26 de agosto de 2014

Baroja, Pío, LA CIUDAD DE LA NIEBLA (I)





       Leer una novela de Baroja es pasear por un escenario familiar y conocido, hogareño. La primera obra que leí de Baroja, tendría yo 15 años, fue Las inquietudes de Shanti Andía. Tras él vinieron decenas de títulos hasta el punto de ser este autor quien provocó que empezara a tomar nota en unas listas -que creo conservar- de los libros que iba leyendo porque, en ocasiones, al ir a la biblioteca pública, volvía a sacar títulos ya leídos… Luego, con los años, perdí en algún préstamo -¡qué raro!, ¿verdad?- mi ejemplar de Las inquietudes y lo volví a comprar y a leer (de esto hace menos de veinte años) y me defraudó sobremanera el recuerdo que de ella guardaba en esta segunda oportunidad: a lo peor hay lecturas que, como algunos amores, solo aguantan una oportunidad.

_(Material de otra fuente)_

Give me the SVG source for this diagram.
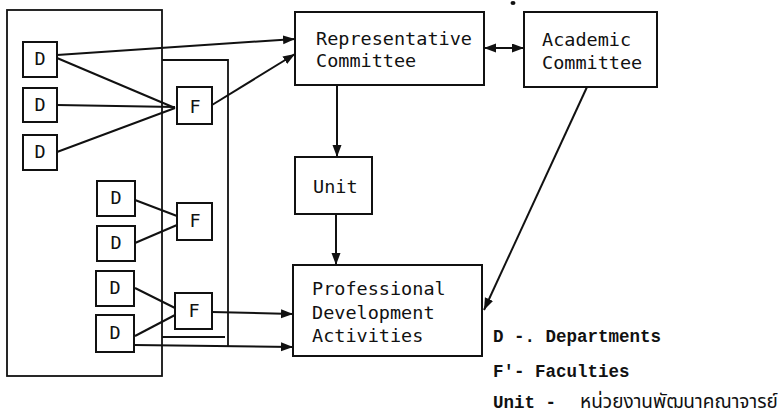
<svg xmlns="http://www.w3.org/2000/svg" width="778" height="419" viewBox="0 0 778 419">
<style>
.box{fill:none;stroke:#111;stroke-width:2}
.frame{fill:none;stroke:#111;stroke-width:1.8}
.lbl{font-family:"DejaVu Sans Mono","Liberation Mono",monospace;font-size:18.5px;fill:#111}
.mid{text-anchor:middle}
.leg{font-family:"Liberation Mono","DejaVu Sans Mono","Noto Sans",sans-serif;font-size:17.5px;font-weight:bold;fill:#111}
.thai{font-family:"Noto Sans Thai","Noto Sans","DejaVu Sans",sans-serif;font-size:19px;font-weight:normal}
.con{fill:none;stroke:#111;stroke-width:2}
</style>
<defs>
<marker id="ah" markerUnits="userSpaceOnUse" markerWidth="13" markerHeight="10" refX="12" refY="4.5" orient="auto-start-reverse">
<path d="M0,0 L12,4.5 L0,9 z" fill="#111"/>
</marker>
</defs>
<rect width="778" height="419" fill="#fff"/>
<g id="frames">
<rect class="frame" x="7" y="10" width="155" height="366"/>
<path class="frame" d="M162,60 H228 V346 M162,337 H225"/>
</g>
<g id="D1"><rect class="box" x="23" y="42" width="34" height="35"/><text class="lbl mid" x="40" y="65">D</text></g>
<g id="D2"><rect class="box" x="23" y="88" width="34" height="34"/><text class="lbl mid" x="40" y="111">D</text></g>
<g id="D3"><rect class="box" x="23" y="135" width="34" height="35"/><text class="lbl mid" x="40" y="158">D</text></g>
<g id="D4"><rect class="box" x="97" y="181" width="38" height="35"/><text class="lbl mid" x="116" y="204">D</text></g>
<g id="D5"><rect class="box" x="97" y="226" width="38" height="35"/><text class="lbl mid" x="116" y="249">D</text></g>
<g id="D6"><rect class="box" x="96" y="271" width="38" height="35"/><text class="lbl mid" x="115" y="294">D</text></g>
<g id="D7"><rect class="box" x="96" y="315" width="38" height="37"/><text class="lbl mid" x="115" y="339">D</text></g>
<g id="F1"><rect class="box" x="177" y="87" width="35" height="37"/><text class="lbl mid" x="195" y="113">F</text></g>
<g id="F2"><rect class="box" x="177" y="203" width="35" height="37"/><text class="lbl mid" x="195" y="227">F</text></g>
<g id="F3"><rect class="box" x="175" y="293" width="37" height="36"/><text class="lbl mid" x="194" y="317">F</text></g>
<g id="rep"><rect class="box" x="295" y="12" width="189" height="73"/><text class="lbl" x="316" y="45">Representative</text><text class="lbl" x="316" y="67">Committee</text></g>
<g id="acad"><rect class="box" x="524" y="12" width="133" height="75"/><text class="lbl" x="542" y="46">Academic</text><text class="lbl" x="542" y="69">Committee</text></g>
<g id="unit"><rect class="box" x="295" y="157" width="77" height="57"/><text class="lbl" x="313" y="193">Unit</text></g>
<g id="pda"><rect class="box" x="293" y="265" width="189" height="91"/><text class="lbl" x="312" y="295">Professional</text><text class="lbl" x="312" y="319">Development</text><text class="lbl" x="312" y="342">Activities</text></g>
<g id="connectors">
<path class="con" d="M57,55 L295,39" marker-end="url(#ah)"/>
<path class="con" d="M57,58 L175,108"/>
<path class="con" d="M57,105 L175,107"/>
<path class="con" d="M57,152 L175,108"/>
<path class="con" d="M212,105 L295,54" marker-end="url(#ah)"/>
<path class="con" d="M135,200 L177,216"/>
<path class="con" d="M135,243 L177,225"/>
<path class="con" d="M135,288 L175,308"/>
<path class="con" d="M135,336 L175,315"/>
<path class="con" d="M212,312 L293,314" marker-end="url(#ah)"/>
<path class="con" d="M134,345 L293,347" marker-end="url(#ah)"/>
<path class="con" d="M337,85 L337,157" marker-end="url(#ah)"/>
<path class="con" d="M336,214 L336,265" marker-end="url(#ah)"/>
<path class="con" d="M484,48 L524,48" marker-start="url(#ah)" marker-end="url(#ah)"/>
<path class="con" d="M587,87 L484,310" marker-end="url(#ah)"/>
</g>
<g id="legend">
<text class="leg" x="493" y="342" xml:space="preserve">D -. Departments</text>
<text class="leg" x="493" y="377" xml:space="preserve">F'- Faculties</text>
<text class="leg" x="493" y="408" xml:space="preserve">Unit - <tspan class="thai" x="580">หน่วยงานพัฒนาคณาจารย์</tspan></text>
</g>
<ellipse cx="513" cy="3" rx="2.5" ry="2" fill="#111"/>
</svg>
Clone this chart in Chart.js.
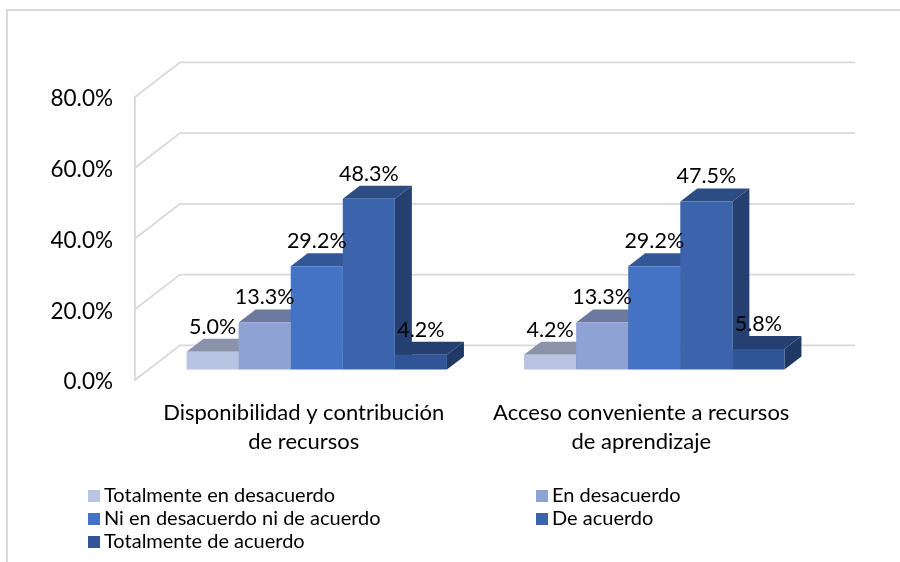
<!DOCTYPE html>
<html>
<head>
<meta charset="utf-8">
<style>html,body{margin:0;padding:0;background:#fff}canvas{display:block}</style>
<script src="https://cdn.jsdelivr.net/npm/chart.js@4"></script>
</head>
<body>
<canvas id="c" width="900" height="562"></canvas>
<script>
const categories = [["Disponibilidad y contribución","de recursos"],["Acceso conveniente a recursos","de aprendizaje"]];
const seriesNames = ["Totalmente en desacuerdo","En desacuerdo","Ni en desacuerdo ni de acuerdo","De acuerdo","Totalmente de acuerdo"];
const totalmenteDesacuerdo = [5.0,4.2];
const enDesacuerdo = [13.3,13.3];
const niNi = [29.2,29.2];
const deAcuerdo = [48.3,47.5];
const totalmenteAcuerdo = [4.2,5.8];
const frontColors = ["#B9C3E2","#8FA2D4","#4472C4","#3B64AD","#2F5597"];
const topColors = ["#8B93AB","#6C7AA1","#335796","#2C4C84","#253F70"];
const sideColors = ["#737B90","#5A6688","#2A4880","#253F70","#1F3864"];
const FONT = "Lato";
const TEXT = "#000000";
const GRID = "#D9D9D9";
const allValues = [totalmenteDesacuerdo,enDesacuerdo,niNi,deAcuerdo,totalmenteAcuerdo];

const threeD = {
  id:"threeD",
  beforeDraw(chart){
    const ctx=chart.ctx;
    ctx.save();
    ctx.fillStyle="#fff";ctx.fillRect(0,0,900,562);
    ctx.strokeStyle=GRID;ctx.lineWidth=1.8;
    ctx.beginPath();ctx.moveTo(7,562);ctx.lineTo(7,10);ctx.lineTo(900,10);ctx.stroke();
    const y=chart.scales.y,a=chart.chartArea;
    y.ticks.forEach(t=>{
      const p=y.getPixelForValue(t.value);
      ctx.beginPath();ctx.moveTo(a.left,p);ctx.lineTo(a.left+45,p-34.7);ctx.lineTo(a.right+45,p-34.7);ctx.stroke();
    });
    ctx.restore();
    // the reference prints its value-axis labels slightly below the tick position
    y.getLabelItems(a).forEach(it=>{it.options.translation=[it.options.translation[0],it.options.translation[1]+2];});
  },
  beforeDatasetDraw(){return false;},
  afterDatasetsDraw(chart){
    const ctx=chart.ctx,n=chart.data.datasets.length;
    const ox=13,oy=-10.5,dx=17,dy=-13;
    for(let i=0;i<n;i++){
      const meta=chart.getDatasetMeta(i);
      ctx.save();
      ctx.translate(ox,oy);
      meta.data.forEach(b=>{
        const l=b.x-b.width/2,r=b.x+b.width/2;
        ctx.fillStyle=sideColors[i];
        ctx.beginPath();ctx.moveTo(r,b.y);ctx.lineTo(r+dx,b.y+dy);ctx.lineTo(r+dx,b.base+dy);ctx.lineTo(r,b.base);ctx.closePath();ctx.fill();
        ctx.fillStyle=topColors[i];
        ctx.beginPath();ctx.moveTo(l,b.y);ctx.lineTo(l+dx,b.y+dy);ctx.lineTo(r+dx,b.y+dy);ctx.lineTo(r,b.y);ctx.closePath();ctx.fill();
      });
      meta.controller.draw();
      ctx.restore();
    }
    ctx.save();
    ctx.fillStyle=TEXT;ctx.font="21.5px "+FONT;ctx.textAlign="center";ctx.textBaseline="middle";
    for(let i=0;i<n;i++){
      chart.getDatasetMeta(i).data.forEach((b,j)=>{
        ctx.fillText(allValues[i][j].toFixed(1)+"%",b.x+ox,b.y+oy-25);
      });
    }
    ctx.restore();
  },
  afterDraw(chart){
    const ctx=chart.ctx;
    const pos=[[88,496],[536,496],[88,519],[536,519],[88,542]];
    ctx.save();
    ctx.font="20px "+FONT;ctx.textBaseline="middle";ctx.textAlign="left";
    seriesNames.forEach((s,i)=>{
      ctx.fillStyle=frontColors[i];ctx.fillRect(pos[i][0],pos[i][1]-6,12,12);
      ctx.fillStyle=TEXT;ctx.fillText(s,pos[i][0]+16,pos[i][1]);
    });
    ctx.restore();
  }
};

new Chart(document.getElementById("c"),{
  type:"bar",
  data:{labels:categories,datasets:seriesNames.map((s,i)=>({
    label:s,data:allValues[i],backgroundColor:frontColors[i],borderWidth:0,
    categoryPercentage:0.7715,barPercentage:1
  }))},
  options:{
    responsive:false,animation:false,
    layout:{padding:{top:97,left:0,right:90,bottom:0}},
    plugins:{legend:{display:false},tooltip:{enabled:false},title:{display:false}},
    scales:{
      x:{
        grid:{display:false},border:{display:false},
        ticks:{color:TEXT,font:{family:FONT,size:22,lineHeight:1.32},padding:10,maxRotation:0,autoSkip:false},
        afterFit(s){s.height=182;}
      },
      y:{
        min:0,max:80,
        grid:{display:false,drawTicks:false},
        border:{display:true,color:GRID,width:1.8},
        ticks:{stepSize:20,color:TEXT,font:{family:FONT,size:22.5},padding:22,callback:v=>v.toFixed(1)+"%"},
        afterFit(s){s.width=135;}
      }
    }
  },
  plugins:[threeD]
});
</script>
</body>
</html>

         Con la lectura de la biografía de José Calos Mainer que comente aquí, me animé a comprar de segunda mano muchos de los libros que había leído de Baroja y algunos que no recordaba haber leído, entre ellos esta Ciudad de la niebla, que estoy seguro de no haber leído jamás (muy probablemente porque no estuvo en mi campo de tiro lector por lo que fuera, pues si no me falla la memoria llegué a leerme todos los libros del autor vasco que había en la Casa de la cultura; como me ocurrió con Azorín, Delibes…, por ejemplo).

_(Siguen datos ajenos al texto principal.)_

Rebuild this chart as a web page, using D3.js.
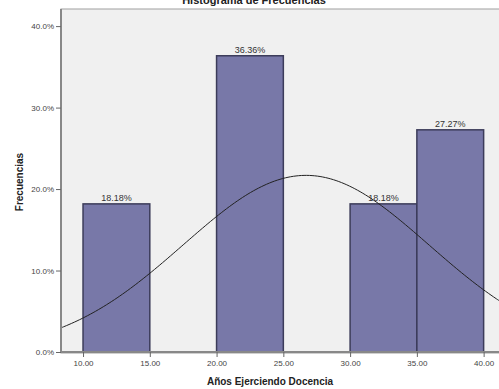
<!DOCTYPE html>
<html>
<head>
<meta charset="utf-8">
<script src="https://cdn.jsdelivr.net/npm/d3@7"></script>
<style>
  body { margin: 0; background: #fff; }
  svg text { font-family: Arial, "Liberation Sans", sans-serif; }
</style>
</head>
<body>
<svg id="chart"></svg>
<script>
// histogram bins (years) and their percentage of cases
const binStarts = [10, 20, 30, 35];
const binWidth = 5;
const binPercent = [18.18, 36.36, 18.18, 27.27];
const binLabels = ['18.18%', '36.36%', '18.18%', '27.27%'];
const xTicks = [10, 15, 20, 25, 30, 35, 40];
const yTicks = [0, 10, 20, 30, 40];
// fitted normal curve parameters
const curveMean = 26.7;
const curveSd = 9.2;

const width = 499, height = 389;
const margin = {top: 9, right: -2, bottom: 36, left: 61};

const svg = d3.select('#chart')
    .attr('width', width)
    .attr('height', height);

const innerW = width - margin.left - margin.right;
const innerH = height - margin.top - margin.bottom;

const xScale = d3.scaleLinear()
    .domain([8.35, 41.3])
    .range([0, innerW]);

const yScale = d3.scaleLinear()
    .domain([0, 42.1])
    .range([innerH - 1, 0]);

const chart = svg.append('g')
    .attr('transform', `translate(${margin.left},${margin.top})`);

// plot background
chart.append('rect')
    .attr('width', innerW)
    .attr('height', innerH)
    .attr('fill', '#f0f0f0')
    .attr('stroke', '#a0a0a0')
    .attr('stroke-width', 1);

// bars
chart.selectAll('.bar')
    .data(binStarts)
  .join('rect')
    .attr('class', 'bar')
    .attr('x', d => xScale(d))
    .attr('width', d => xScale(d + binWidth) - xScale(d))
    .attr('y', (d, i) => yScale(binPercent[i]))
    .attr('height', (d, i) => yScale(0) - yScale(binPercent[i]))
    .attr('fill', '#7878a8')
    .attr('stroke', '#3c3c5a')
    .attr('stroke-width', 1.5);

// bar labels
chart.selectAll('.bar-label')
    .data(binStarts)
  .join('text')
    .attr('class', 'bar-label')
    .attr('x', d => xScale(d + binWidth / 2))
    .attr('y', (d, i) => yScale(binPercent[i]) - 3)
    .attr('text-anchor', 'middle')
    .attr('font-size', 9)
    .attr('fill', '#333')
    .text((d, i) => binLabels[i]);

// normal curve
const pdfScale = 100 * binWidth / (curveSd * Math.sqrt(2 * Math.PI));
const curveX = d3.range(xScale.domain()[0], xScale.domain()[1] + 0.01, 0.2);
const line = d3.line()
    .x(d => xScale(d))
    .y(d => yScale(pdfScale * Math.exp(-0.5 * ((d - curveMean) / curveSd) ** 2)))
    .curve(d3.curveBasis);

chart.append('path')
    .datum(curveX)
    .attr('d', line)
    .attr('fill', 'none')
    .attr('stroke', '#222')
    .attr('stroke-width', 1);

// axes
const xAxis = d3.axisBottom(xScale)
    .tickValues(xTicks)
    .tickSize(5)
    .tickSizeOuter(0)
    .tickPadding(3)
    .tickFormat(d3.format('.2f'));

const yAxis = d3.axisLeft(yScale)
    .tickValues(yTicks)
    .tickSize(5)
    .tickSizeOuter(0)
    .tickPadding(2)
    .tickFormat(d => d.toFixed(1) + '%');

const xAxisG = chart.append('g')
    .attr('transform', `translate(0,${innerH - 1})`)
    .call(xAxis);

const yAxisG = chart.append('g')
    .call(yAxis);

[xAxisG, yAxisG].forEach(g => {
  g.select('.domain').attr('stroke', '#888').attr('stroke-width', 2);
  g.selectAll('.tick line').attr('stroke', '#666');
  g.selectAll('.tick text').attr('font-size', 8).attr('fill', '#444')
      .attr('font-family', 'Arial, "Liberation Sans", sans-serif');
});
yAxisG.select('.domain').attr('d', `M0,0V${innerH - 1}`);
xAxisG.select('.domain').attr('d', `M0,0H${innerW}`);

// titles
svg.append('text')
    .attr('x', 254)
    .attr('y', 4)
    .attr('text-anchor', 'middle')
    .attr('font-size', 11)
    .attr('font-weight', 'bold')
    .attr('fill', '#222')
    .text('Histograma de Frecuencias');

svg.append('text')
    .attr('x', 270)
    .attr('y', 385)
    .attr('text-anchor', 'middle')
    .attr('font-size', 10)
    .attr('font-weight', 'bold')
    .attr('fill', '#222')
    .text('Años Ejerciendo Docencia');

svg.append('text')
    .attr('transform', 'translate(23,182) rotate(-90)')
    .attr('text-anchor', 'middle')
    .attr('font-size', 10)
    .attr('font-weight', 'bold')
    .attr('fill', '#222')
    .text('Frecuencias');
</script>
</body>
</html>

         (Es curioso que empiezo a redactar esto sin releer lo que escribí en la entrada de la biografía de Mainer sobre Baroja. Rarísima vez releo lo que escribo, ¡bastante hago ya con escribirlo! Mis obras, una vez editadas, nunca. Me paro, digo, quiero decir… que me vuelvo sobre lo escrito de Mainer en este blog… y me encuentro allí con las explicaciones que aquí repito: entiendo que esta es circunstancia propia de viejos y a estas alturas ya se ve que entro de lleno en el cupo).
         Cuando yo era lector joven, Baroja a veces me irritaba: su amargura, su misoginia, su actitud antitodo, su visión negativa de todos y de todo… Ahora, sin embargo, me produce cierta conmiseración. Me hacen gracia sus rabietas, sus obsesiones, su acritud un tanto infantil de abuelete cascarrabias…, pobre Baroja, ¿quién lo lee, me pregunto de nuevo?
         La ciudad de la niebla es una novela cuyo protagonista es Londres. Es la segunda obra de la trilogía titulada La raza (La dama errante, La ciudad de la niebla y El árbol de la ciencia). Creo que en la obra carece de cualquier interés la peripecia vital del doctor Aracil y de su hija María, el par de anarquistas que huyen de Madrid a Londres tras el atentado al rey en el que se ven inmiscuidos. Tampoco lo tienen demasiado las docenas de personajes que entran y salen por los renglones de la obra y sus capítulos (con su título instigador al inicio como gustaba a Baroja, copiando los modelos de los folletones): y, sin embargo, todos ellos, estos personajes que pululan a pares en cada renglón, aportan su granito de arena para conformar el cuadro subjetivo que nos muestra Baroja del Londres que él, supongo, en parte conoció y en parte imaginó sentado en el hogar, al brasero, con la bufanda, la boina y las zapatillas de estar en casa puestas… me figuro. Un anarquista, un nihilista, un idealista, una borracha, un hortera, un obrero, un cuentista, un judío, un polaco, un socialista, una rusa… y todos artistas de un vivir en el borde de un mundo donde el paso siguiente da irremisiblemente en un abismo sin fondo… Viajeros, suicidas, miserables, marginados que bullen por un Londres oscuro, sucio, húmedo y humeante, laborioso, borrachín, empobrecido, embrutecido… que son las capas sociales en que Baroja detiene su pluma descriptiva.
         Creo que esta novela bien puede servir de modelo de novela barojiana en su contenido y en su estilo, en su trama y su estructura. En general se muestra don Pío sobrio en lo sentimental y directo, ágil, sencillo en los términos elegidos para describir o hacer avanzar su narración. Su sencillez estilística, su retórica de arte menor –creo que esta expresión era de Azorín-, como la de su compañero de generación, Antonio Machado, es fruto de un estilo personal que se depura con los años y que huye de lo ampuloso para elegir lo simple, lo directo, lo eficaz.